__Goal__. Give again the entries below exactly, beginning at the first line and ending at the line with "1358, 1367, 1372]".
───── Provided material
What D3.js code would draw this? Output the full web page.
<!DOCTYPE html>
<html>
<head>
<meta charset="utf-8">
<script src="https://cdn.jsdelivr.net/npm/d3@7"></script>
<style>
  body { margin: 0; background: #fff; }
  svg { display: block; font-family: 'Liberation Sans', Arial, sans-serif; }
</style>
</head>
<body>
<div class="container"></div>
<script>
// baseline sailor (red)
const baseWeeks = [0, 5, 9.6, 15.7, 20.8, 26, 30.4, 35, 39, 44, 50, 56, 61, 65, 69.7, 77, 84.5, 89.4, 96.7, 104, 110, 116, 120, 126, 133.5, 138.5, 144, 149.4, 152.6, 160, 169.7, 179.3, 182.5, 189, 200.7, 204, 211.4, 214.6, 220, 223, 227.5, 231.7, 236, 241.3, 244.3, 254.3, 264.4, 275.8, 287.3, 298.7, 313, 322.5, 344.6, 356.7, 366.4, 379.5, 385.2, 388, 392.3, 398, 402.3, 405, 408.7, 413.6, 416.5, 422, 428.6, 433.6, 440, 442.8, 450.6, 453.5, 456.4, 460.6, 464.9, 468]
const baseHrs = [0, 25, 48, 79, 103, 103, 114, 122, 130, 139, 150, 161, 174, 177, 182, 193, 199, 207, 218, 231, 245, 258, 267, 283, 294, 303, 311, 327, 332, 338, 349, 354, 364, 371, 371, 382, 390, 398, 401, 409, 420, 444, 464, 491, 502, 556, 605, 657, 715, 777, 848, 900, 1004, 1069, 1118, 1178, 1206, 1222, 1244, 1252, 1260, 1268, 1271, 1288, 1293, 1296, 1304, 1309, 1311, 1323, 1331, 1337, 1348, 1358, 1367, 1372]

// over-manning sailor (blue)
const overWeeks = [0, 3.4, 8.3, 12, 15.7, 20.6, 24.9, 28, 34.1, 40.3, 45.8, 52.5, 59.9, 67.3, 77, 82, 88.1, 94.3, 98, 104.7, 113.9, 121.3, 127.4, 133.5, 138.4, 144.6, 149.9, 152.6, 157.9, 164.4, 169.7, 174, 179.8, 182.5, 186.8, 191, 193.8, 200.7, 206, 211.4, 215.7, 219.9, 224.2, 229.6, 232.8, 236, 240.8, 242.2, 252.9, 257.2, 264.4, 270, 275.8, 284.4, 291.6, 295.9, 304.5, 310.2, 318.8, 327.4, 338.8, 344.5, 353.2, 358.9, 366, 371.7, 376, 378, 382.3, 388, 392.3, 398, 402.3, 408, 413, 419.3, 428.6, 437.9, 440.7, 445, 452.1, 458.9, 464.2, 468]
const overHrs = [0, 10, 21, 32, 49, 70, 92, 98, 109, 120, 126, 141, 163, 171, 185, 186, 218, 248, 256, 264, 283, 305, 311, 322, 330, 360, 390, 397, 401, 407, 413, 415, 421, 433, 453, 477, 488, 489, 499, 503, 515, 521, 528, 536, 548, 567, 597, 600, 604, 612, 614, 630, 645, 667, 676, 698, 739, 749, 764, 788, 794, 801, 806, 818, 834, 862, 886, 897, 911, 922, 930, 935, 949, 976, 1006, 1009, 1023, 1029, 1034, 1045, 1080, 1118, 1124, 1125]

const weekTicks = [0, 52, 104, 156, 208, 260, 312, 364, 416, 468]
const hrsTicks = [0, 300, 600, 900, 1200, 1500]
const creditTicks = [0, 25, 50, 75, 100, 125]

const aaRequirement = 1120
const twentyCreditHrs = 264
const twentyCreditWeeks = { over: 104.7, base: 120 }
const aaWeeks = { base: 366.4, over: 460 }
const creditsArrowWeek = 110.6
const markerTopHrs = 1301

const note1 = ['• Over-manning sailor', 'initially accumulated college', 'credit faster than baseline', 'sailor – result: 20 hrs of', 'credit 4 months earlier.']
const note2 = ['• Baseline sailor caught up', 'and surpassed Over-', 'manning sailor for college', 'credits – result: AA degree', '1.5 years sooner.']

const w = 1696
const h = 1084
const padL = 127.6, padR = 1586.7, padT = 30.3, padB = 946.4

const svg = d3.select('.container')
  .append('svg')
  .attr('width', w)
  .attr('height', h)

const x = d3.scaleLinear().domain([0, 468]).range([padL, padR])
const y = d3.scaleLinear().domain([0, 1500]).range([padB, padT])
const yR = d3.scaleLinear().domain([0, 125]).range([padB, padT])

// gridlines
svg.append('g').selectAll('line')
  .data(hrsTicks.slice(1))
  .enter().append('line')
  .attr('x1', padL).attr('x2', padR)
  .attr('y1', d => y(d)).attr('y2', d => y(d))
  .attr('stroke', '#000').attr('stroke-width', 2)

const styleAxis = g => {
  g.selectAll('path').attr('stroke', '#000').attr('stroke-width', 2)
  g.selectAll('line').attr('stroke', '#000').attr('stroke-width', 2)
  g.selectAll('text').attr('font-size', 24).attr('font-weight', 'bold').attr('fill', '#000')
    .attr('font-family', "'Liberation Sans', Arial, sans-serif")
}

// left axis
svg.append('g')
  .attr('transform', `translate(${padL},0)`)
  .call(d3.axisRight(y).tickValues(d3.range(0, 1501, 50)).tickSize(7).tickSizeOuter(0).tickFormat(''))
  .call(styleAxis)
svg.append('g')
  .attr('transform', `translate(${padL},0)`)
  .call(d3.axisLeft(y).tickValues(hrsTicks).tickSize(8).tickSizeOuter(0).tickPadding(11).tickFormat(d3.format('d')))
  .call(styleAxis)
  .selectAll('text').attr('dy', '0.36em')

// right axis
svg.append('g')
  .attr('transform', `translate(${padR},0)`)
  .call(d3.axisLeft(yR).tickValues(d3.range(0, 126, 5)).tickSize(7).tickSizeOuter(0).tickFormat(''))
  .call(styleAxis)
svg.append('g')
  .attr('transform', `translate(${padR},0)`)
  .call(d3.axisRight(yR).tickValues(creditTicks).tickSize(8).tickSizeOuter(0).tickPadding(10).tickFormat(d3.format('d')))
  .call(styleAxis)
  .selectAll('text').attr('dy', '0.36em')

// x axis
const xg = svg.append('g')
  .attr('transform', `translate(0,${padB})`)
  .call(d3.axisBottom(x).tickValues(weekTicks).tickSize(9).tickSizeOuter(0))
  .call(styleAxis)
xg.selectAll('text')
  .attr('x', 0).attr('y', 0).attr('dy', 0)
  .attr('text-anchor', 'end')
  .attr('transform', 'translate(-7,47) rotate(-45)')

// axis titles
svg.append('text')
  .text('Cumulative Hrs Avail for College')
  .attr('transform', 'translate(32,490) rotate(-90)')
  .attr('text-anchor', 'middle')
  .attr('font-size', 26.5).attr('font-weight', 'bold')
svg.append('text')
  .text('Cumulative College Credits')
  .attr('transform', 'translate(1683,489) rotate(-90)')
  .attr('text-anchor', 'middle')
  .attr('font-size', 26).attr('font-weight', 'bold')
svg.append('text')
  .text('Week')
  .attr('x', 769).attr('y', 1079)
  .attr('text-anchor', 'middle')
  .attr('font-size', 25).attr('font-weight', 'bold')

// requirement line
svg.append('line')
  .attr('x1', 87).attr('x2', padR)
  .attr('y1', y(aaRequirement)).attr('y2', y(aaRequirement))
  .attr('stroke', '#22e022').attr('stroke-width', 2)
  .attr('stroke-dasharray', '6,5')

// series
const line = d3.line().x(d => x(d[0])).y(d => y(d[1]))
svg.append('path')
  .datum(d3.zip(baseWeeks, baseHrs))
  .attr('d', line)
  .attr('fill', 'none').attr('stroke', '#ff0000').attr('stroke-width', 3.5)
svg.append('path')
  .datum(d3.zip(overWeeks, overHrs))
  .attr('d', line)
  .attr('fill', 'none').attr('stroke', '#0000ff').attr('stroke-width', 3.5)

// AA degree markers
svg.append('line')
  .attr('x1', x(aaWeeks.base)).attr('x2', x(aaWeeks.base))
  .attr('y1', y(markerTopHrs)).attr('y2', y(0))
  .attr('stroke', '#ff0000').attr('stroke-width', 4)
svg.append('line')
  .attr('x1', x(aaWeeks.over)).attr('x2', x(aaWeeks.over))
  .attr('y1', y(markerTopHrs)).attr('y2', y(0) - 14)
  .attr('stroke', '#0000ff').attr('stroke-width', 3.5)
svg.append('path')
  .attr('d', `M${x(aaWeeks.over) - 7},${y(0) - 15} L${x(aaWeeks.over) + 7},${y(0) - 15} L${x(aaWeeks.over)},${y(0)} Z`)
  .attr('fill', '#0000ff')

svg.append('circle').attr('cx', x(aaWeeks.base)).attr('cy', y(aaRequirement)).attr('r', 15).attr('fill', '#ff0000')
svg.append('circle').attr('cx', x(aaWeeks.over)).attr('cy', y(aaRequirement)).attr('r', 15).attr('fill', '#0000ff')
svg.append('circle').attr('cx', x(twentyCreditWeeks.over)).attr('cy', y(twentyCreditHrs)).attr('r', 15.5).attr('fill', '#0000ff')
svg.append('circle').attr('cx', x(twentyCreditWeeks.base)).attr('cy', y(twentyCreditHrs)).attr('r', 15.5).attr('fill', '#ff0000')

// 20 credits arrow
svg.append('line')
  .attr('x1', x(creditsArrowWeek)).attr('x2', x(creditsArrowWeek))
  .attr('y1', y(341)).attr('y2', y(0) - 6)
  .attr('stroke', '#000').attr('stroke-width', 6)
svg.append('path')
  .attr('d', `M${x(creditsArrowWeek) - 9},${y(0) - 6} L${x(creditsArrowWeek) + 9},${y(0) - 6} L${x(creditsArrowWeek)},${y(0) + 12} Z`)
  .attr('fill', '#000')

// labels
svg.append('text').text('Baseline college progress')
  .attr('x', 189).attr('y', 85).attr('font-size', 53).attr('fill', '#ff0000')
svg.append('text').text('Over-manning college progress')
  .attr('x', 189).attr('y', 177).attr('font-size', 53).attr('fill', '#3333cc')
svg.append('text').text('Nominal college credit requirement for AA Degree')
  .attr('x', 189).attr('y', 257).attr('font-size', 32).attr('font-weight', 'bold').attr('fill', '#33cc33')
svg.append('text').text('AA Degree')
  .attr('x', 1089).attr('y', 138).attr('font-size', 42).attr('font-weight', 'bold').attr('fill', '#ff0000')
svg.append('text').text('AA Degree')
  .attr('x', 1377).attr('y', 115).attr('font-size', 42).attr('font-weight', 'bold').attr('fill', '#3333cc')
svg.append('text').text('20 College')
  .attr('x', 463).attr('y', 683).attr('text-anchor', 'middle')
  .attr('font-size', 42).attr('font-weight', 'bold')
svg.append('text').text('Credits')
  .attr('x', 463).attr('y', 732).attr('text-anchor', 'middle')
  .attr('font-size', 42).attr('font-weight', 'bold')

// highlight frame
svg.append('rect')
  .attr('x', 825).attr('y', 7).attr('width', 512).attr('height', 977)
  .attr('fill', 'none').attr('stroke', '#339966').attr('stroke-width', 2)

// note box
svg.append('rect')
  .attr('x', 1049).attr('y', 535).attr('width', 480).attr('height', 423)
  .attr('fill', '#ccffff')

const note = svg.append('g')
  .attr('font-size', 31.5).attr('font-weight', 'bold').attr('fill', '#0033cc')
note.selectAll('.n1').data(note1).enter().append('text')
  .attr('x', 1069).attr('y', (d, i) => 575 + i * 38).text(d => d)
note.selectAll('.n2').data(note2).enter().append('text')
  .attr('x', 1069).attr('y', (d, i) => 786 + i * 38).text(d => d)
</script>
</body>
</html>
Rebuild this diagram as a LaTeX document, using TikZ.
──────────
__Reply__.
What D3.js code would draw this? Output the full web page.
<!DOCTYPE html>
<html>
<head>
<meta charset="utf-8">
<script src="https://cdn.jsdelivr.net/npm/d3@7"></script>
<style>
  body { margin: 0; background: #fff; }
  svg { display: block; font-family: 'Liberation Sans', Arial, sans-serif; }
</style>
</head>
<body>
<div class="container"></div>
<script>
// baseline sailor (red)
const baseWeeks = [0, 5, 9.6, 15.7, 20.8, 26, 30.4, 35, 39, 44, 50, 56, 61, 65, 69.7, 77, 84.5, 89.4, 96.7, 104, 110, 116, 120, 126, 133.5, 138.5, 144, 149.4, 152.6, 160, 169.7, 179.3, 182.5, 189, 200.7, 204, 211.4, 214.6, 220, 223, 227.5, 231.7, 236, 241.3, 244.3, 254.3, 264.4, 275.8, 287.3, 298.7, 313, 322.5, 344.6, 356.7, 366.4, 379.5, 385.2, 388, 392.3, 398, 402.3, 405, 408.7, 413.6, 416.5, 422, 428.6, 433.6, 440, 442.8, 450.6, 453.5, 456.4, 460.6, 464.9, 468]
const baseHrs = [0, 25, 48, 79, 103, 103, 114, 122, 130, 139, 150, 161, 174, 177, 182, 193, 199, 207, 218, 231, 245, 258, 267, 283, 294, 303, 311, 327, 332, 338, 349, 354, 364, 371, 371, 382, 390, 398, 401, 409, 420, 444, 464, 491, 502, 556, 605, 657, 715, 777, 848, 900, 1004, 1069, 1118, 1178, 1206, 1222, 1244, 1252, 1260, 1268, 1271, 1288, 1293, 1296, 1304, 1309, 1311, 1323, 1331, 1337, 1348, 1358, 1367, 1372]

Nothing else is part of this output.